** START OF DATA **

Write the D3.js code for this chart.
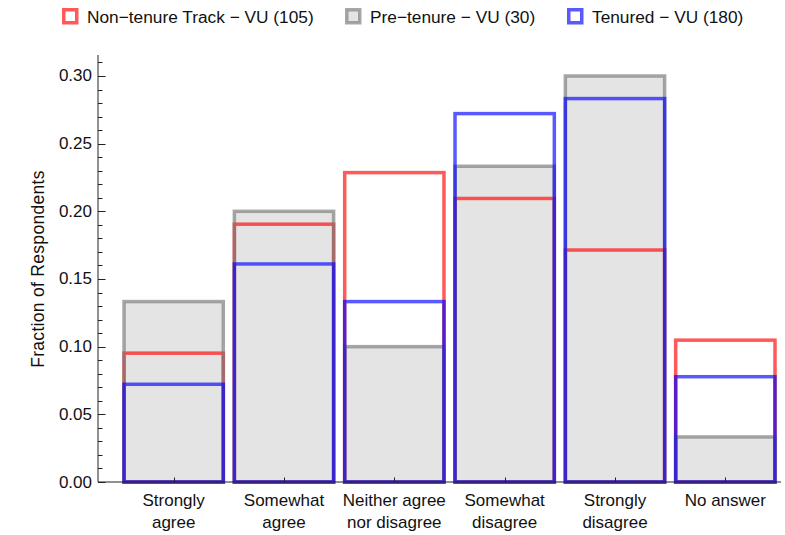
<!DOCTYPE html>
<html>
<head>
<meta charset="utf-8">
<script src="https://cdn.jsdelivr.net/npm/d3@7"></script>
<style>
  body { margin: 0; background: #fff; }
  svg { display: block; }
  text { font-family: "Liberation Sans", Arial, sans-serif; fill: #111; }
</style>
</head>
<body>
<svg id="chart" width="785" height="535"></svg>
<script>
// ---- data ----
const categories = [
  ["Strongly", "agree"],
  ["Somewhat", "agree"],
  ["Neither agree", "nor disagree"],
  ["Somewhat", "disagree"],
  ["Strongly", "disagree"],
  ["No answer"]
];
const seriesNames = ["Non\u2212tenure Track \u2212 VU (105)", "Pre\u2212tenure \u2212 VU (30)", "Tenured \u2212 VU (180)"];
const nonTenure = [0.0952, 0.1905, 0.2286, 0.2095, 0.1714, 0.1048];
const preTenure = [0.1333, 0.2000, 0.1000, 0.2333, 0.3000, 0.0333];
const tenured   = [0.0722, 0.1611, 0.1333, 0.2722, 0.2833, 0.0778];
const yTicks = [0, 0.05, 0.10, 0.15, 0.20, 0.25, 0.30];
const yMinorTicks = d3.range(0, 0.315, 0.01);

// ---- layout ----
const svg = d3.select("#chart");
const catKeys = categories.map((c, i) => i);
const x = d3.scaleBand().domain(catKeys).range([118.5, 780.5]).paddingInner(0.1).paddingOuter(0.05);
const y = d3.scaleLinear().domain([0, 0.3155]).range([482, 55]);

const strokeW = 3.5;
const series = [
  { name: seriesNames[0], values: nonTenure, stroke: "rgba(255,0,0,0.65)", swatchFill: "#fff" },
  { name: seriesNames[1], values: preTenure, stroke: "rgba(120,120,120,0.65)", swatchFill: "#e4e4e4" },
  { name: seriesNames[2], values: tenured, stroke: "rgba(0,0,255,0.65)", swatchFill: "#fff" }
];

// gray fill first
const gBars = svg.append("g");
gBars.selectAll("rect.fill")
  .data(preTenure)
  .join("rect")
  .attr("x", (d, i) => x(i))
  .attr("width", x.bandwidth())
  .attr("y", d => y(d))
  .attr("height", d => y(0) - y(d))
  .attr("fill", "#e4e4e4");

// strokes in order: non-tenure (red), pre-tenure (gray), tenured (blue)
[series[0], series[1], series[2]].forEach(s => {
  gBars.append("g").selectAll("rect")
    .data(s.values)
    .join("rect")
    .attr("x", (d, i) => x(i))
    .attr("width", x.bandwidth())
    .attr("y", d => y(d))
    .attr("height", d => y(0) - y(d))
    .attr("fill", "none")
    .attr("stroke", s.stroke)
    .attr("stroke-width", strokeW);
});

// ---- axes ----
const axisColor = "#222";
const ax = svg.append("g");
ax.append("line").attr("x1", 98).attr("x2", 98).attr("y1", y.range()[1]).attr("y2", y(0))
  .attr("stroke", axisColor).attr("stroke-width", 1);
ax.append("line").attr("x1", 98).attr("x2", 781).attr("y1", y(0)).attr("y2", y(0))
  .attr("stroke", axisColor).attr("stroke-width", 1);

ax.selectAll("line.minor").data(yMinorTicks).join("line")
  .attr("x1", 98).attr("x2", 102.5)
  .attr("y1", d => Math.round(y(d)) + 0.5).attr("y2", d => Math.round(y(d)) + 0.5)
  .attr("stroke", axisColor).attr("stroke-width", 1);
ax.selectAll("line.major").data(yTicks).join("line")
  .attr("x1", 98).attr("x2", 105.5)
  .attr("y1", d => Math.round(y(d)) + 0.5).attr("y2", d => Math.round(y(d)) + 0.5)
  .attr("stroke", axisColor).attr("stroke-width", 1);
ax.selectAll("text.ylab").data(yTicks).join("text")
  .attr("x", 92).attr("y", d => y(d))
  .attr("text-anchor", "end").attr("dominant-baseline", "central")
  .style("font-size", "17px")
  .text(d => d3.format(".2f")(d));

ax.selectAll("line.xt").data(catKeys).join("line")
  .attr("x1", d => Math.round(x(d) + x.bandwidth() / 2) + 0.5)
  .attr("x2", d => Math.round(x(d) + x.bandwidth() / 2) + 0.5)
  .attr("y1", y(0)).attr("y2", y(0) - 4.5)
  .attr("stroke", axisColor).attr("stroke-width", 1);

const xl = ax.selectAll("text.xlab").data(categories).join("text")
  .attr("text-anchor", "middle")
  .style("font-size", "17px");
xl.each(function(lines, i) {
  const t = d3.select(this);
  lines.forEach((ln, j) => {
    t.append("tspan")
      .attr("x", x(i) + x.bandwidth() / 2)
      .attr("y", 506 + j * 22)
      .text(ln);
  });
});

svg.append("text")
  .attr("transform", "translate(44,269) rotate(-90)")
  .attr("text-anchor", "middle")
  .style("font-size", "17.5px")
  .style("letter-spacing", "0.3px")
  .text("Fraction of Respondents");

// ---- legend ----
const legendX = [62, 345, 567];
const leg = svg.append("g");
series.forEach((s, i) => {
  const g = leg.append("g").attr("transform", `translate(${legendX[i]},0)`);
  g.append("rect").attr("x", 1.75).attr("y", 9.75).attr("width", 13).attr("height", 13)
    .attr("fill", s.swatchFill).attr("stroke", s.stroke).attr("stroke-width", strokeW);
  g.append("text").attr("x", 25).attr("y", 17)
    .attr("dominant-baseline", "central")
    .style("font-size", "17.3px")
    .text(s.name);
});
</script>
</body>
</html>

** END OF DATA **

STATED PROBLEM:
Repeat the data exactly, dropping every picture it holds.

OUTPUT OF THE EXERCISE:
Write the D3.js code for this chart.
<!DOCTYPE html>
<html>
<head>
<meta charset="utf-8">
<script src="https://cdn.jsdelivr.net/npm/d3@7"></script>
<style>
  body { margin: 0; background: #fff; }
  svg { display: block; }
  text { font-family: "Liberation Sans", Arial, sans-serif; fill: #111; }
</style>
</head>
<body>
<svg id="chart" width="785" height="535"></svg>
<script>
// ---- data ----
const categories = [
  ["Strongly", "agree"],
  ["Somewhat", "agree"],
  ["Neither agree", "nor disagree"],
  ["Somewhat", "disagree"],
  ["Strongly", "disagree"],
  ["No answer"]
];
const seriesNames = ["Non\u2212tenure Track \u2212 VU (105)", "Pre\u2212tenure \u2212 VU (30)", "Tenured \u2212 VU (180)"];
const nonTenure = [0.0952, 0.1905, 0.2286, 0.2095, 0.1714, 0.1048];
const preTenure = [0.1333, 0.2000, 0.1000, 0.2333, 0.3000, 0.0333];
const tenured   = [0.0722, 0.1611, 0.1333, 0.2722, 0.2833, 0.0778];
const yTicks = [0, 0.05, 0.10, 0.15, 0.20, 0.25, 0.30];
const yMinorTicks = d3.range(0, 0.315, 0.01);

// ---- layout ----
const svg = d3.select("#chart");
const catKeys = categories.map((c, i) => i);
const x = d3.scaleBand().domain(catKeys).range([118.5, 780.5]).paddingInner(0.1).paddingOuter(0.05);
const y = d3.scaleLinear().domain([0, 0.3155]).range([482, 55]);

const strokeW = 3.5;
const series = [
  { name: seriesNames[0], values: nonTenure, stroke: "rgba(255,0,0,0.65)", swatchFill: "#fff" },
  { name: seriesNames[1], values: preTenure, stroke: "rgba(120,120,120,0.65)", swatchFill: "#e4e4e4" },
  { name: seriesNames[2], values: tenured, stroke: "rgba(0,0,255,0.65)", swatchFill: "#fff" }
];

// gray fill first
const gBars = svg.append("g");
gBars.selectAll("rect.fill")
  .data(preTenure)
  .join("rect")
  .attr("x", (d, i) => x(i))
  .attr("width", x.bandwidth())
  .attr("y", d => y(d))
  .attr("height", d => y(0) - y(d))
  .attr("fill", "#e4e4e4");

// strokes in order: non-tenure (red), pre-tenure (gray), tenured (blue)
[series[0], series[1], series[2]].forEach(s => {
  gBars.append("g").selectAll("rect")
    .data(s.values)
    .join("rect")
    .attr("x", (d, i) => x(i))
    .attr("width", x.bandwidth())
    .attr("y", d => y(d))
    .attr("height", d => y(0) - y(d))
    .attr("fill", "none")
    .attr("stroke", s.stroke)
    .attr("stroke-width", strokeW);
});

// ---- axes ----
const axisColor = "#222";
const ax = svg.append("g");
ax.append("line").attr("x1", 98).attr("x2", 98).attr("y1", y.range()[1]).attr("y2", y(0))
  .attr("stroke", axisColor).attr("stroke-width", 1);
ax.append("line").attr("x1", 98).attr("x2", 781).attr("y1", y(0)).attr("y2", y(0))
  .attr("stroke", axisColor).attr("stroke-width", 1);

ax.selectAll("line.minor").data(yMinorTicks).join("line")
  .attr("x1", 98).attr("x2", 102.5)
  .attr("y1", d => Math.round(y(d)) + 0.5).attr("y2", d => Math.round(y(d)) + 0.5)
  .attr("stroke", axisColor).attr("stroke-width", 1);
ax.selectAll("line.major").data(yTicks).join("line")
  .attr("x1", 98).attr("x2", 105.5)
  .attr("y1", d => Math.round(y(d)) + 0.5).attr("y2", d => Math.round(y(d)) + 0.5)
  .attr("stroke", axisColor).attr("stroke-width", 1);
ax.selectAll("text.ylab").data(yTicks).join("text")
  .attr("x", 92).attr("y", d => y(d))
  .attr("text-anchor", "end").attr("dominant-baseline", "central")
  .style("font-size", "17px")
  .text(d => d3.format(".2f")(d));

ax.selectAll("line.xt").data(catKeys).join("line")
  .attr("x1", d => Math.round(x(d) + x.bandwidth() / 2) + 0.5)
  .attr("x2", d => Math.round(x(d) + x.bandwidth() / 2) + 0.5)
  .attr("y1", y(0)).attr("y2", y(0) - 4.5)
  .attr("stroke", axisColor).attr("stroke-width", 1);

const xl = ax.selectAll("text.xlab").data(categories).join("text")
  .attr("text-anchor", "middle")
  .style("font-size", "17px");
xl.each(function(lines, i) {
  const t = d3.select(this);
  lines.forEach((ln, j) => {
    t.append("tspan")
      .attr("x", x(i) + x.bandwidth() / 2)
      .attr("y", 506 + j * 22)
      .text(ln);
  });
});

svg.append("text")
  .attr("transform", "translate(44,269) rotate(-90)")
  .attr("text-anchor", "middle")
  .style("font-size", "17.5px")
  .style("letter-spacing", "0.3px")
  .text("Fraction of Respondents");

// ---- legend ----
const legendX = [62, 345, 567];
const leg = svg.append("g");
series.forEach((s, i) => {
  const g = leg.append("g").attr("transform", `translate(${legendX[i]},0)`);
  g.append("rect").attr("x", 1.75).attr("y", 9.75).attr("width", 13).attr("height", 13)
    .attr("fill", s.swatchFill).attr("stroke", s.stroke).attr("stroke-width", strokeW);
  g.append("text").attr("x", 25).attr("y", 17)
    .attr("dominant-baseline", "central")
    .style("font-size", "17.3px")
    .text(s.name);
});
</script>
</body>
</html>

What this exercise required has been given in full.